Supplied information:

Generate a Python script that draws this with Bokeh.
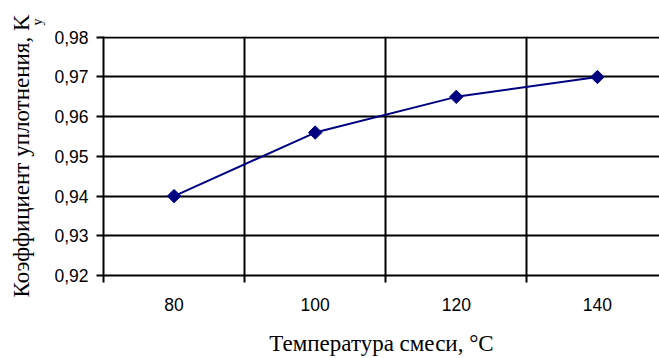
import math
from bokeh.plotting import figure
from bokeh.models import Range1d, FixedTicker, CustomJSTickFormatter, Title, ColumnDataSource
from bokeh.embed import file_html
from bokeh.resources import INLINE

categories = ["80", "100", "120", "140"]
density = [0.940, 0.956, 0.965, 0.970]
y_ticks = [0.92, 0.93, 0.94, 0.95, 0.96, 0.97, 0.98]
x_title = "Температура смеси, °C"
y_title = "Коэффициент уплотнения, K"
y_title_sub = "у"

xs = [i + 0.5 for i in range(len(categories))]
src = ColumnDataSource(dict(x=xs, y=density))

p = figure(width=659, height=358, output_backend="svg", toolbar_location=None,
           x_range=Range1d(0, 3.94), y_range=Range1d(0.92, 0.9802),
           min_border_left=103, min_border_right=0, min_border_top=36,
           min_border_bottom=82)
p.background_fill_color = "white"
p.border_fill_color = "white"
p.outline_line_color = None

p.line("x", "y", source=src, line_color="#000080", line_width=2)
p.scatter("x", "y", source=src, marker="square", angle=math.pi / 4, size=9.5,
          fill_color="#000080", line_color="#000080")

# x axis
xa = p.xaxis[0]
xa.ticker = FixedTicker(ticks=xs, minor_ticks=list(range(len(categories))))
xa.major_label_overrides = {x: c for x, c in zip(xs, categories)}
xa.major_tick_out = 0
xa.major_tick_in = 0
xa.minor_tick_out = 7
xa.minor_tick_in = 0
xa.minor_tick_line_color = "black"
xa.minor_tick_line_width = 2
xa.axis_line_color = "black"
xa.axis_line_width = 2
xa.major_label_standoff = 15
xa.major_label_text_font = "Liberation Sans"
xa.major_label_text_font_size = "17.5px"
xa.major_label_text_color = "black"
xa.axis_label = x_title
xa.axis_label_text_font = "Liberation Serif"
xa.axis_label_text_font_size = "23px"
xa.axis_label_text_font_style = "normal"
xa.axis_label_text_color = "black"
xa.axis_label_standoff = 17

# y axis
ya = p.yaxis[0]
ya.ticker = FixedTicker(ticks=y_ticks)
ya.formatter = CustomJSTickFormatter(code="return tick.toFixed(2).replace('.', ',');")
ya.major_tick_out = 7
ya.major_tick_in = 0
ya.major_tick_line_width = 2
ya.minor_tick_line_color = None
ya.axis_line_color = "black"
ya.axis_line_width = 2
ya.major_label_standoff = 8
ya.major_label_text_font = "Liberation Sans"
ya.major_label_text_font_size = "17.5px"
ya.major_label_text_color = "black"

p.xgrid.grid_line_color = None
p.xgrid.minor_grid_line_color = "black"
p.xgrid.minor_grid_line_width = 2
p.ygrid.grid_line_color = "black"
p.ygrid.grid_line_width = 2

# y title: subscript column next to the tick labels, main text outside it
p.add_layout(Title(text=y_title_sub, align="right", offset=-18, standoff=14,
                   text_font="Liberation Serif", text_font_size="14px",
                   text_font_style="normal", text_color="black"), "left")
p.add_layout(Title(text=y_title, align="center", offset=-5, standoff=-26,
                   text_font="Liberation Serif", text_font_size="23px",
                   text_font_style="normal", text_color="black"), "left")

open("out.html", "w").write(file_html(p, INLINE))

Instructions to follow: Pictures are excluded; extract exactly the lines from the start of the data through the line that holds "src = ColumnDataSource(dict(x=xs, y=density))", both ends included.

Task response:
Generate a Python script that draws this with Bokeh.
import math
from bokeh.plotting import figure
from bokeh.models import Range1d, FixedTicker, CustomJSTickFormatter, Title, ColumnDataSource
from bokeh.embed import file_html
from bokeh.resources import INLINE

categories = ["80", "100", "120", "140"]
density = [0.940, 0.956, 0.965, 0.970]
y_ticks = [0.92, 0.93, 0.94, 0.95, 0.96, 0.97, 0.98]
x_title = "Температура смеси, °C"
y_title = "Коэффициент уплотнения, K"
y_title_sub = "у"

xs = [i + 0.5 for i in range(len(categories))]
src = ColumnDataSource(dict(x=xs, y=density))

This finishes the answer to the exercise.